Different solutions involving saltwater, bleach, glycerin, vinegar, or even turpentine may be needed for different types of stains. Always test a solution on a hidden area or inside seam before using it on the stain to be sure that it will not damage or discolor the fabric. For loose twill weaves, use a toothbrush, dull knife, or cotton swab to press the solvent into the ridges, but only use an up-and-down motion, not a sideways motion that will spread the stain or distort or break threads. While twill is very durable, broken threads fray easily and such damage is difficult to repair.

Cleaning Twill: Avoiding Stains

The best way to clean difficult stains is to avoid acquiring them in the first place. To avoid staining jeans and slacks made of twill fabric, place a napkin on your lap while eating to catch any spilled food or drink. To protect blazers and suit jackets, remove them prior to eating and hang them neatly. When outdoors, always protect your clothing from poor weather with appropriate raingear or overcoats.

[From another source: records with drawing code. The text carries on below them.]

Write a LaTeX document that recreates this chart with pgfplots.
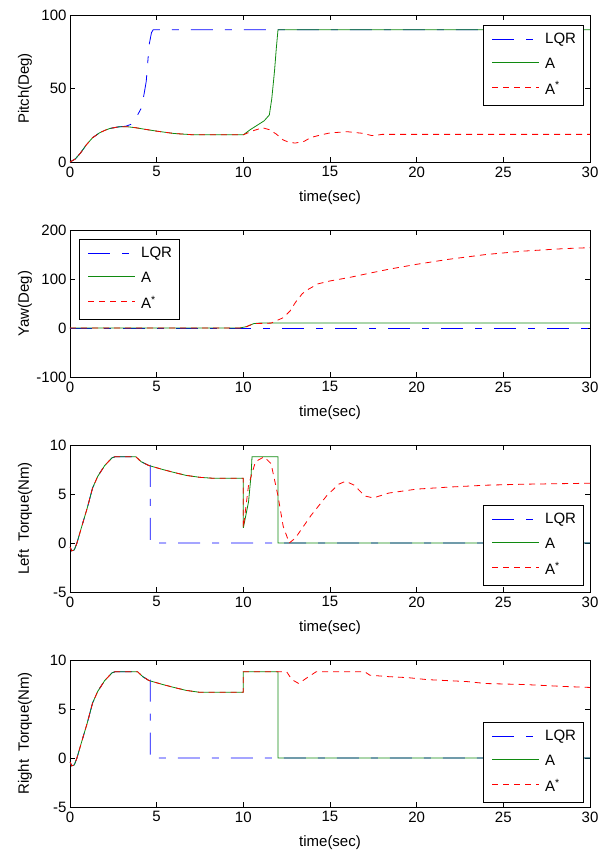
\documentclass[border=0pt]{standalone}
\usepackage{fontspec}
\setmainfont{Liberation Sans}
\usepackage{pgfplots}
\pgfplotsset{compat=1.18}
\definecolor{mblue}{HTML}{0000FF}
\definecolor{mgreen}{HTML}{108A10}
\definecolor{mred}{HTML}{FF0000}

\tikzset{
  lqr/.style={mblue, line width=0.8pt, dash pattern=on 22pt off 12pt on 7pt off 12pt},
  aa/.style={mgreen, line width=0.8pt, solid},
  ast/.style={mred, line width=0.8pt, dash pattern=on 6pt off 5pt},
}
\pgfplotsset{
  mlab/.style={
    scale only axis, width=520pt, height=147pt,
    xmin=0, xmax=30,
    xtick={0,5,10,15,20,25,30},
    xticklabels={0,5,10,15,20,25,30},
    tick align=inside, major tick length=5pt,
    xtick pos=both, ytick pos=both,
    axis line style={black, line width=0.7pt},
    every tick/.style={black, line width=0.6pt},
    tick label style={font=\fontsize{15}{17}\selectfont},
    label style={font=\fontsize{15}{17}\selectfont},
    xticklabel style={yshift=-1pt},
    xlabel={time(sec)},
    xlabel style={at={(rel axis cs:0.5,0)}, anchor=center, yshift=-36pt},
    ylabel style={at={(rel axis cs:0,0.5)}, anchor=center, yshift=45pt},
  },
}

% legend box: #1,#2 = top-left corner in pixels of the page
\newcommand\mylegend[2]{%
  \begin{scope}[shift={(#1pt,-#2pt)}]
    \draw[black, line width=0.7pt, fill=white] (0pt,0pt) rectangle (100pt,-80pt);
    \draw[lqr] (9pt,-14pt) -- (56pt,-14pt);
    \draw[aa]  (9pt,-37pt) -- (56pt,-37pt);
    \draw[ast] (9pt,-62pt) -- (56pt,-62pt);
    \node[anchor=west, inner sep=0pt, font=\fontsize{15}{17}\selectfont] at (62pt,-15pt) {LQR};
    \node[anchor=west, inner sep=0pt, font=\fontsize{15}{17}\selectfont] at (62pt,-38pt) {A};
    \node[anchor=west, inner sep=0pt, font=\fontsize{15}{17}\selectfont] at (62pt,-63pt) {A\textsuperscript{*}};
  \end{scope}}

\begin{document}
\begin{tikzpicture}
\useasboundingbox (0pt,0pt) rectangle (610pt,-856pt);

% ---- Pitch
\begin{axis}[mlab, at={(70pt,-162pt)}, anchor=south west,
  ymin=0, ymax=100, ytick={0,50,100}, yticklabels={0,50,100},
  ylabel={Pitch(Deg)}]
\addplot[lqr] coordinates {(0,0) (0.3,2) (0.6,6) (0.93,11.5) (1.3,16.5) (1.7,19.8) (2.0,21.5) (2.3,22.8) (2.8,23.9)
  (3.2,24.3) (3.5,25.5) (3.74,27.5) (3.9,32) (4.13,37) (4.3,48) (4.4,55) (4.5,70) (4.57,80) (4.7,88) (4.8,90) (30,90)};
\addplot[aa] coordinates {(0,0) (0.3,2) (0.6,6) (0.93,11.5) (1.3,16.5) (1.7,19.8) (2.0,21.5) (2.3,22.8) (2.8,23.9)
  (3.3,24) (3.8,23.3) (4.3,22.3) (5,21) (6,19.4) (7,18.6) (8,18.5) (10,18.5)
  (10.4,22) (10.8,25) (11.2,28) (11.5,32) (11.64,43) (11.8,62) (11.9,77) (12,90) (30,90)};
\addplot[ast] coordinates {(0,0) (0.3,2) (0.6,6) (0.93,11.5) (1.3,16.5) (1.7,19.8) (2.0,21.5) (2.3,22.8) (2.8,23.9)
  (3.3,24) (3.8,23.3) (4.3,22.3) (5,21) (6,19.4) (7,18.6) (8,18.5) (10,18.5)
  (10.5,21) (11.1,23.3) (11.5,22) (11.9,19) (12.3,15) (12.65,13.3) (13,12.9) (13.5,14) (13.9,16.7)
  (14.5,18.5) (15,19.8) (16,20.6) (16.9,19.5) (17.4,18) (17.7,18.2) (18,18.8) (30,18.8)};
\end{axis}

% ---- Yaw
\begin{axis}[mlab, at={(70pt,-377pt)}, anchor=south west,
  ymin=-100, ymax=200, ytick={-100,0,100,200}, yticklabels={-100,0,100,200},
  ylabel={Yaw(Deg)}]
\addplot[lqr] coordinates {(0,0) (30,0)};
\addplot[aa] coordinates {(0,0) (9.8,0) (10.2,3) (10.6,9) (11,10.3) (30,10.3)};
\addplot[ast] coordinates {(0,0) (9.8,0) (10.2,3) (10.6,9) (11.6,10) (12.3,21) (12.7,35) (13,52) (13.4,70)
  (13.7,78) (14.3,90) (15,96) (16.1,103) (17.3,112) (18.4,120) (20,130) (21.8,140) (24,150) (26.2,157)
  (28.5,162) (30,164)};
\end{axis}

% ---- Left torque
\begin{axis}[mlab, at={(70pt,-592pt)}, anchor=south west,
  ymin=-5, ymax=10, ytick={-5,0,5,10}, yticklabels={-5,0,5,10},
  ylabel={Left~ Torque(Nm)}]
\addplot[lqr] coordinates {(0,-0.4) (0.1,-0.8) (0.25,-0.7) (0.4,0) (0.63,1.4) (1,3.6) (1.3,5.6) (1.6,6.8)
  (2,7.9) (2.43,8.7) (2.6,8.8) (3.8,8.8) (4.1,8.3) (4.56,7.9) (4.63,8.5) (4.63,0) (30,0)};
\addplot[aa] coordinates {(0,-0.4) (0.1,-0.8) (0.25,-0.7) (0.4,0) (0.63,1.4) (1,3.6) (1.3,5.6) (1.6,6.8)
  (2,7.9) (2.43,8.7) (2.6,8.8) (3.8,8.8) (4.1,8.3) (4.56,7.9) (5.35,7.5) (6.0,7.2) (6.7,6.9) (7.5,6.7)
  (8.3,6.6) (10,6.6) (10,1.55) (10.3,4.2) (10.45,7) (10.5,8.8) (12,8.8) (12,0) (30,0)};
\addplot[ast] coordinates {(0,-0.4) (0.1,-0.8) (0.25,-0.7) (0.4,0) (0.63,1.4) (1,3.6) (1.3,5.6) (1.6,6.8)
  (2,7.9) (2.43,8.7) (2.6,8.8) (3.8,8.8) (4.1,8.3) (4.56,7.9) (5.35,7.5) (6.0,7.2) (6.7,6.9) (7.5,6.7)
  (8.3,6.6) (10,6.6) (10,1.55) (10.3,5.9) (10.7,8.3) (11.2,8.8) (11.6,8.1) (12,4.8) (12.3,1.7) (12.65,0)
  (13,0.5) (13.9,2.8) (14.8,4.8) (15.5,6.0) (15.9,6.3) (16.4,5.9) (17,4.8) (17.5,4.6) (18.4,5.1)
  (20,5.5) (21.8,5.7) (24,5.9) (26.2,6.0) (30,6.1)};
\end{axis}

% ---- Right torque
\begin{axis}[mlab, at={(70pt,-807pt)}, anchor=south west,
  ymin=-5, ymax=10, ytick={-5,0,5,10}, yticklabels={-5,0,5,10},
  ylabel={Right~ Torque(Nm)}]
\addplot[lqr] coordinates {(0,-0.4) (0.1,-0.8) (0.25,-0.7) (0.4,0) (0.63,1.4) (1,3.6) (1.3,5.6) (1.6,6.8)
  (2,7.9) (2.43,8.7) (2.6,8.8) (3.9,8.8) (4.2,8.3) (4.56,7.9) (4.63,8.5) (4.63,0) (30,0)};
\addplot[aa] coordinates {(0,-0.4) (0.1,-0.8) (0.25,-0.7) (0.4,0) (0.63,1.4) (1,3.6) (1.3,5.6) (1.6,6.8)
  (2,7.9) (2.43,8.7) (2.6,8.8) (3.9,8.8) (4.2,8.3) (4.56,7.9) (5.35,7.5) (6.0,7.2) (6.7,6.9) (7.5,6.7)
  (8.3,6.7) (10,6.7) (10,8.8) (12,8.8) (12,0) (30,0)};
\addplot[ast] coordinates {(0,-0.4) (0.1,-0.8) (0.25,-0.7) (0.4,0) (0.63,1.4) (1,3.6) (1.3,5.6) (1.6,6.8)
  (2,7.9) (2.43,8.7) (2.6,8.8) (3.9,8.8) (4.2,8.3) (4.56,7.9) (5.35,7.5) (6.0,7.2) (6.7,6.9) (7.5,6.7)
  (8.3,6.7) (10,6.7) (10,8.8) (12.5,8.8) (12.8,8.0) (13.2,7.6) (13.6,8.1) (14.2,8.8) (17,8.8) (17.3,8.45)
  (18.4,8.3) (19.5,8.2) (20.6,8.0) (22.9,7.8) (24,7.6) (26.2,7.5) (28.5,7.3) (30,7.2)};
\end{axis}

% legends, drawn over the axes
\mylegend{483}{25}
\mylegend{79}{239}
\mylegend{483}{505}
\mylegend{483}{722}
\end{tikzpicture}
\end{document}
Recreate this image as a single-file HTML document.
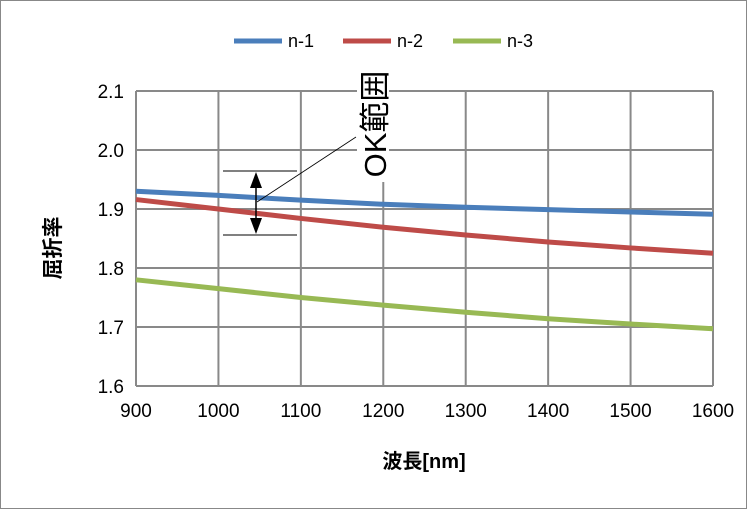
<!DOCTYPE html>
<html><head><meta charset="utf-8"><style>
body{margin:0;background:#fff;}
svg{display:block;font-family:"Liberation Sans","Noto Sans CJK JP",sans-serif;}
</style></head><body>
<svg id="chart" width="748" height="510">
<rect x="0.5" y="0.5" width="746" height="508" fill="#fff" stroke="#888"/>
<g id="grid"></g>
<g id="series"></g>
<g id="ticks" font-size="19" fill="#000"></g>
<text x="424" y="468" font-size="20" font-weight="bold" text-anchor="middle">波長[nm]</text>
<text transform="translate(60,248) rotate(-90)" font-size="21" font-weight="bold" text-anchor="middle">屈折率</text>
<g font-size="18">
<g><line x1="234" y1="41" x2="282" y2="41" stroke="#4a7ebb" stroke-width="5"/><text x="288" y="47">n-1</text></g>
<g><line x1="343" y1="41" x2="391" y2="41" stroke="#be4b48" stroke-width="5"/><text x="397" y="47">n-2</text></g>
<g><line x1="453" y1="41" x2="501" y2="41" stroke="#98b954" stroke-width="5"/><text x="507" y="47">n-3</text></g>
</g>
<g>
<line x1="223" y1="171" x2="297" y2="171" stroke="#000" stroke-width="1"/>
<line x1="223" y1="235" x2="297" y2="235" stroke="#000" stroke-width="1"/>
<line x1="256" y1="185" x2="256" y2="221" stroke="#000" stroke-width="1.5"/>
<polygon points="256,172 250,188 262,188" fill="#000"/>
<polygon points="256,234 250,218 262,218" fill="#000"/>
<line x1="257" y1="202" x2="356" y2="137" stroke="#000" stroke-width="0.8"/>
<rect x="357" y="66" width="32" height="116" fill="#fff"/>
<text transform="translate(386,124) rotate(-90)" font-size="31" text-anchor="middle">OK範囲</text>
</g>
</svg>
<script>
const xCats=[900,1000,1100,1200,1300,1400,1500,1600];
const n1=[1.930,1.923,1.915,1.908,1.903,1.899,1.895,1.891];
const n2=[1.916,1.900,1.884,1.869,1.856,1.844,1.834,1.825];
const n3=[1.780,1.765,1.750,1.737,1.725,1.714,1.705,1.697];
const yTicks=[1.6,1.7,1.8,1.9,2.0,2.1];
const NS="http://www.w3.org/2000/svg";
const X=v=>136+(v-900)/700*577;
const Y=v=>386-(v-1.6)/0.5*295;
const grid=document.getElementById('grid'),ticks=document.getElementById('ticks'),ser=document.getElementById('series');
function mk(tag,attrs,parent){const e=document.createElementNS(NS,tag);for(const k in attrs)e.setAttribute(k,attrs[k]);parent.appendChild(e);return e;}
yTicks.forEach(t=>{
 const l=mk('line',{x1:136,x2:713,y1:Y(t),y2:Y(t),stroke:'#898989','stroke-width':2},grid);
 
 
 const tx=mk('text',{x:124,y:Y(t)+7,'text-anchor':'end'},ticks);
 
 
 tx.textContent=t.toFixed(1);
});
xCats.forEach(c=>{
 const l=mk('line',{x1:X(c),x2:X(c),y1:91,y2:386,stroke:'#898989','stroke-width':2},grid);
 
 
 const tx=mk('text',{x:X(c),y:417,'text-anchor':'middle'},ticks);
 
 
 tx.textContent=c;
});
[[n1,'#4a7ebb','series-n1'],[n2,'#be4b48','series-n2'],[n3,'#98b954','series-n3']].forEach(([d,c,n])=>{
 const p=mk('polyline',{points:d.map((v,i)=>X(xCats[i])+','+Y(v)).join(' '),fill:'none',stroke:c,'stroke-width':5},ser);
 
 
});
</script>
</body></html>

Be prepared for stains by carrying white tissues or handkerchiefs to use for immediate stain treatment. These precautions will help minimize and even prevent many accidental stains.

With proper cleaning and immediate attention to stains, twill clothing can last for years. Naturally more durable than plain-weave fabrics, twill is highly versatile and found in many timeless pieces of clothing, where it is a valuable addition to any well-dressed wardrobe.